The Human Stain (2000) concludes Philip Roth’s American Trilogy with a novel about racial identity, political correctness, and the impossibility of escaping history. Coleman Silk, a classics professor at a fictional New England college, is forced from his position after a trumped-up charge of racism — he asked about two chronically absent students, “Do they exist, or are they spooks?” — not knowing that the students were Black. The irony that drives the novel: Silk himself is a light-skinned Black man who has been passing as Jewish for his entire adult life. Published by Houghton Mifflin, the novel is set against the background of the Clinton-Lewinsky scandal and the culture of public shaming that accompanied it.

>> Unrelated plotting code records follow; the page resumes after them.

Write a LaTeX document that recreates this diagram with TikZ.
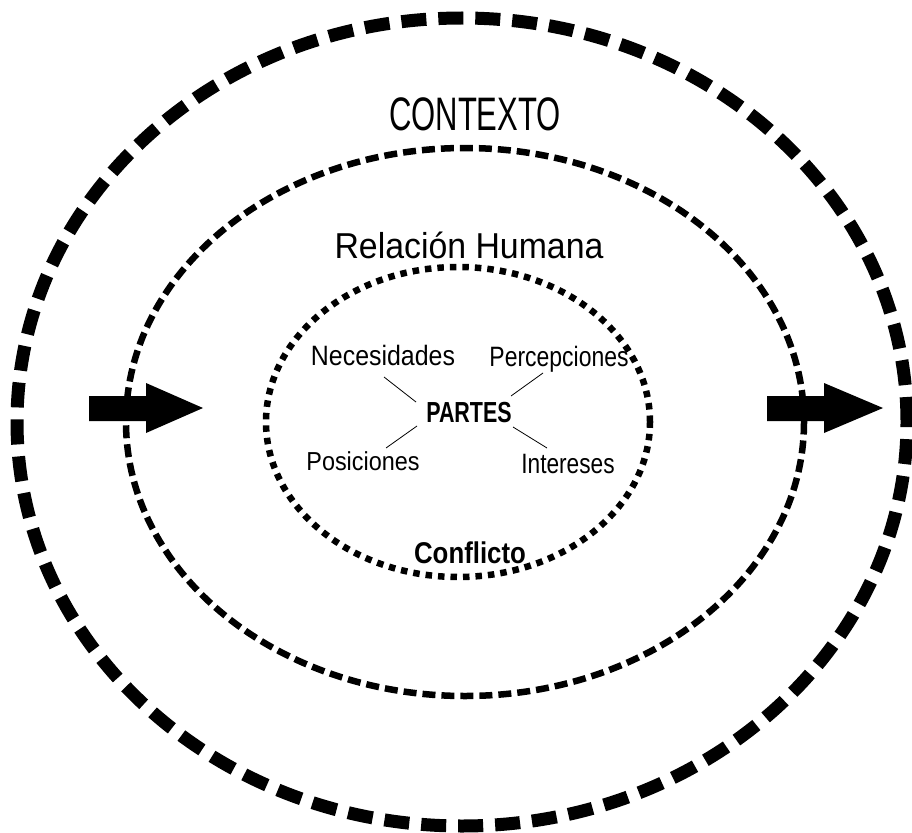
\documentclass[tikz,border=0pt]{standalone}
\usepackage{fontspec}
\setmainfont{Liberation Sans}
\usepackage{graphicx}
\tikzset{
  outerring/.style={line width=13pt, dash pattern=on 25pt off 12pt},
  midring/.style={line width=6.5pt, dash pattern=on 13pt off 6pt},
  innerring/.style={line width=6.5pt, dash pattern=on 6.5pt off 6pt},
  fatarrow/.style={fill=black, draw=none},
  lbl/.style={inner sep=1pt, font=\fontsize{28}{30}\selectfont},
  spoke/.style={line width=0.8pt},
}
\begin{document}
\begin{tikzpicture}[x=1pt,y=-1pt]
\useasboundingbox (0,0) rectangle (912,832);
% rings
\draw[outerring] (462,422) ellipse [x radius=445pt, y radius=404pt];
\draw[midring] (465,422) ellipse [x radius=339pt, y radius=274pt];
\draw[innerring] (458,422) ellipse [x radius=192pt, y radius=155pt];
% arrows
\fill[fatarrow] (89,396) -- (146,396) -- (146,383) -- (203,408) -- (146,433) -- (146,421) -- (89,421) -- cycle;
\fill[fatarrow] (767,396) -- (824,396) -- (824,383) -- (883,408) -- (824,433) -- (824,421) -- (767,421) -- cycle;
% titles
\node (ctx) at (475,114) {\fontsize{47}{50}\selectfont\scalebox{0.66}[1]{CONTEXTO}};
\node (rel) at (469,245) {\fontsize{36}{40}\selectfont\scalebox{0.94}[1]{Relación Humana}};
\node (conf) at (470,553) {\fontsize{30}{32}\selectfont\bfseries\scalebox{0.86}[1]{Conflicto}};
% center
\node[inner sep=1pt] (partes) at (469,413) {\fontsize{29}{30}\selectfont\bfseries\scalebox{0.74}[1]{PARTES}};
\node[lbl] (nec) at (383,355) {\scalebox{0.89}[1]{Necesidades}};
\node[lbl] (per) at (559,359) {\scalebox{0.82}[1]{Percepciones}};
\node[lbl] (pos) at (363,461) {\fontsize{26}{28}\selectfont\scalebox{0.9}[1]{Posiciones}};
\node[lbl] (int) at (568,464) {\scalebox{0.81}[1]{Intereses}};
\coordinate (n1) at (384,377); \coordinate (n2) at (416,402);
\coordinate (p1) at (543,373); \coordinate (p2) at (511,396);
\coordinate (o1) at (386,448); \coordinate (o2) at (417,426);
\coordinate (i1) at (547,448); \coordinate (i2) at (513,427);
\draw[spoke] (n2) -- (n1);
\draw[spoke] (p2) -- (p1);
\draw[spoke] (o2) -- (o1);
\draw[spoke] (i2) -- (i1);
\end{tikzpicture}
\end{document}
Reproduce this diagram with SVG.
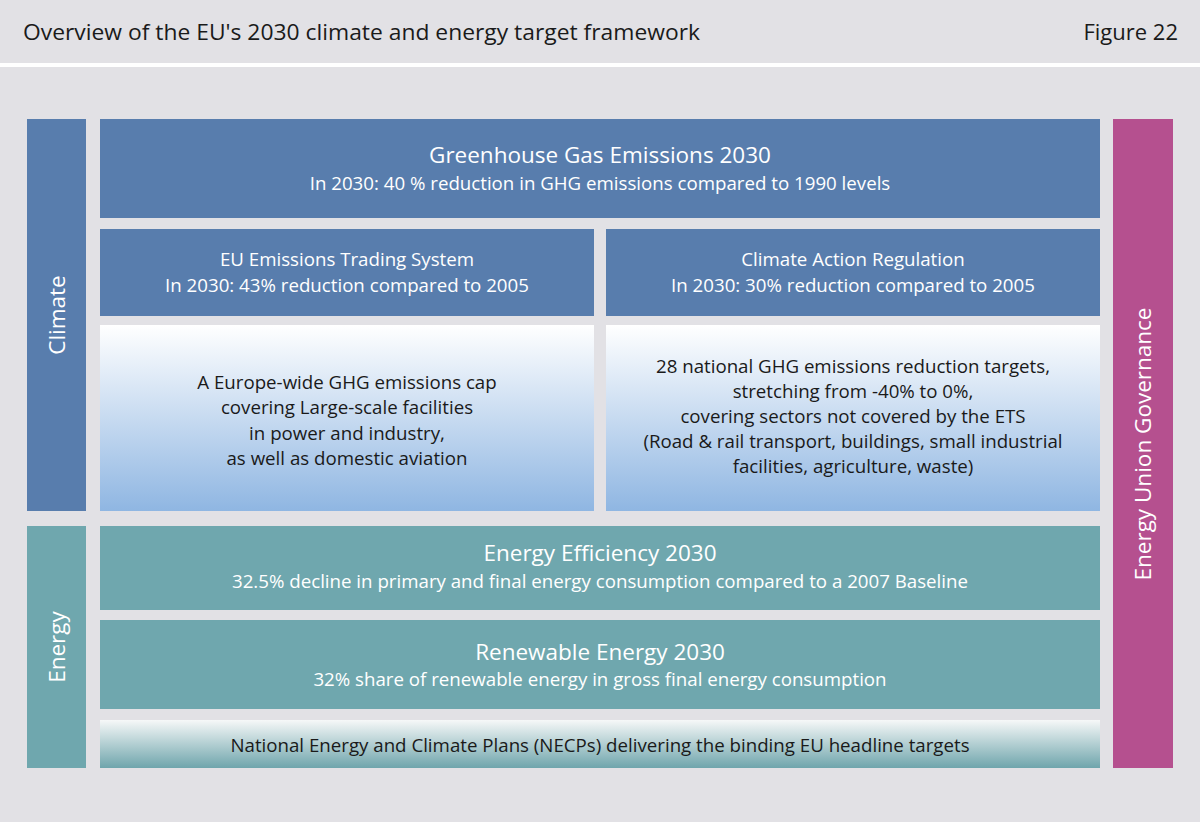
<svg xmlns="http://www.w3.org/2000/svg" width="1200" height="822" viewBox="0 0 1200 822">
<defs>
<linearGradient id="gBlue" x1="0" y1="0" x2="0" y2="1">
<stop offset="0" stop-color="#ffffff"/>
<stop offset="1" stop-color="#8fb6e2"/>
</linearGradient>
<linearGradient id="gTeal" x1="0" y1="0" x2="0" y2="1">
<stop offset="0" stop-color="#f6f8f8"/>
<stop offset="1" stop-color="#6fa5ac"/>
</linearGradient>
<style>
text{font-family:"Open Sans","Noto Sans","DejaVu Sans",sans-serif;}
.hdr{font-size:22px;fill:#1a1a1a;}
.blue{fill:#587dad;}
.teal{fill:#6fa7ae;}
.mag{fill:#b5508f;}
.t1{font-size:22.5px;fill:#ffffff;text-anchor:middle;}
.t2{font-size:18.7px;fill:#ffffff;text-anchor:middle;}
.d{font-size:18.7px;fill:#1a1a1a;text-anchor:middle;}
.side{font-size:22.5px;fill:#ffffff;text-anchor:middle;}
</style>
</defs>
<rect x="0" y="0" width="1200" height="822" fill="#e2e1e5"/>
<rect x="0" y="63" width="1200" height="4" fill="#ffffff"/>
<text class="hdr" x="23" y="40" textLength="677" lengthAdjust="spacingAndGlyphs">Overview of the EU's 2030 climate and energy target framework</text>
<text class="hdr" x="1178" y="40" text-anchor="end">Figure 22</text>

<g id="climate">
<rect class="blue" x="27" y="119" width="59" height="392"/>
<text class="side" transform="translate(65,315) rotate(-90)">Climate</text>
</g>
<g id="energy">
<rect class="teal" x="27" y="526" width="59" height="242"/>
<text class="side" transform="translate(65,647) rotate(-90)">Energy</text>
</g>
<g id="governance">
<rect class="mag" x="1113" y="119" width="60" height="649"/>
<text class="side" transform="translate(1151,444) rotate(-90)">Energy Union Governance</text>
</g>
<g id="ghg">
<rect class="blue" x="100" y="119" width="1000" height="99"/>
<text class="t1" x="600" y="163">Greenhouse Gas Emissions 2030</text>
<text class="t2" x="600" y="190">In 2030: 40 % reduction in GHG emissions compared to 1990 levels</text>
</g>
<g id="ets">
<rect class="blue" x="100" y="229" width="494" height="87"/>
<text class="t2" x="347" y="266">EU Emissions Trading System</text>
<text class="t2" x="347" y="292">In 2030: 43% reduction compared to 2005</text>
</g>
<g id="car">
<rect class="blue" x="606" y="229" width="494" height="87"/>
<text class="t2" x="853" y="266">Climate Action Regulation</text>
<text class="t2" x="853" y="292">In 2030: 30% reduction compared to 2005</text>
</g>
<g id="ets-desc">
<rect x="100" y="325" width="494" height="186" fill="url(#gBlue)"/>
<text class="d" x="347" y="389">A Europe-wide GHG emissions cap</text>
<text class="d" x="347" y="414">covering Large-scale facilities</text>
<text class="d" x="347" y="440">in power and industry,</text>
<text class="d" x="347" y="465">as well as domestic aviation</text>
</g>
<g id="car-desc">
<rect x="606" y="325" width="494" height="186" fill="url(#gBlue)"/>
<text class="d" x="853" y="373">28 national GHG emissions reduction targets,</text>
<text class="d" x="853" y="398">stretching from -40% to 0%,</text>
<text class="d" x="853" y="423">covering sectors not covered by the ETS</text>
<text class="d" x="853" y="448">(Road &amp; rail transport, buildings, small industrial</text>
<text class="d" x="853" y="473">facilities, agriculture, waste)</text>
</g>
<g id="efficiency">
<rect class="teal" x="100" y="526" width="1000" height="84"/>
<text class="t1" x="600" y="561">Energy Efficiency 2030</text>
<text class="t2" x="600" y="588">32.5% decline in primary and final energy consumption compared to a 2007 Baseline</text>
</g>
<g id="renewable">
<rect class="teal" x="100" y="620" width="1000" height="89"/>
<text class="t1" x="600" y="660">Renewable Energy 2030</text>
<text class="t2" x="600" y="686">32% share of renewable energy in gross final energy consumption</text>
</g>
<g id="necp">
<rect x="100" y="720" width="1000" height="48" fill="url(#gTeal)"/>
<text class="d" x="600" y="752">National Energy and Climate Plans (NECPs) delivering the binding EU headline targets</text>
</g>
<g id="connectors"></g>
</svg>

First Edition Identification

Publisher: Houghton Mifflin Company, Boston Publication date: 2000 Format: Hardcover, 361 pages First printing indicator: Number line with “1” present on the copyright page

Large first printing. The American Trilogy was now a recognized literary event, and Houghton Mifflin printed accordingly. Despite the large print run, signed copies command a premium because Roth’s signing remained selective.

Signed Copy Values

  • Flat-signed: $400–$1,000
  • Inscribed: $700–$1,800

Upper-mid range, reflecting the novel’s strong critical reputation and its position as the trilogy closer. The Human Stain is often cited as the most purely novelistic of the three American Trilogy volumes — its plot is the most compelling, its central irony the most dramatic, and its emotional arc the most satisfying. These qualities support collector demand.

The Racial Passing Theme

The novel’s engagement with racial passing places it in an American literary tradition that includes Nella Larsen’s Passing, James Weldon Johnson’s The Autobiography of an Ex-Colored Man, and Brit Bennett’s The Vanishing Half. Roth’s treatment is characteristically provocative — he uses a white Jewish narrator (Zuckerman) to tell the story of a Black man passing as Jewish, which raises questions about who has the authority to narrate whose story. These questions have become more, not less, charged since the novel’s publication, ensuring its continued relevance.

Film Adaptation

The 2003 film adaptation, starring Anthony Hopkins and Nicole Kidman, directed by Robert Benton, was commercially and critically disappointing. A more successful future adaptation could provide a price catalyst, as happened with The Great Gatsby in the wake of the 2013 Baz Luhrmann film.

Investment Outlook

Strong mid-tier investment. The novel’s critical reputation, its trilogy membership, its engagement with racial identity (a subject of intensifying cultural attention), and the finite supply of signed copies create a favorable long-term outlook. Current prices represent fair value with meaningful appreciation potential.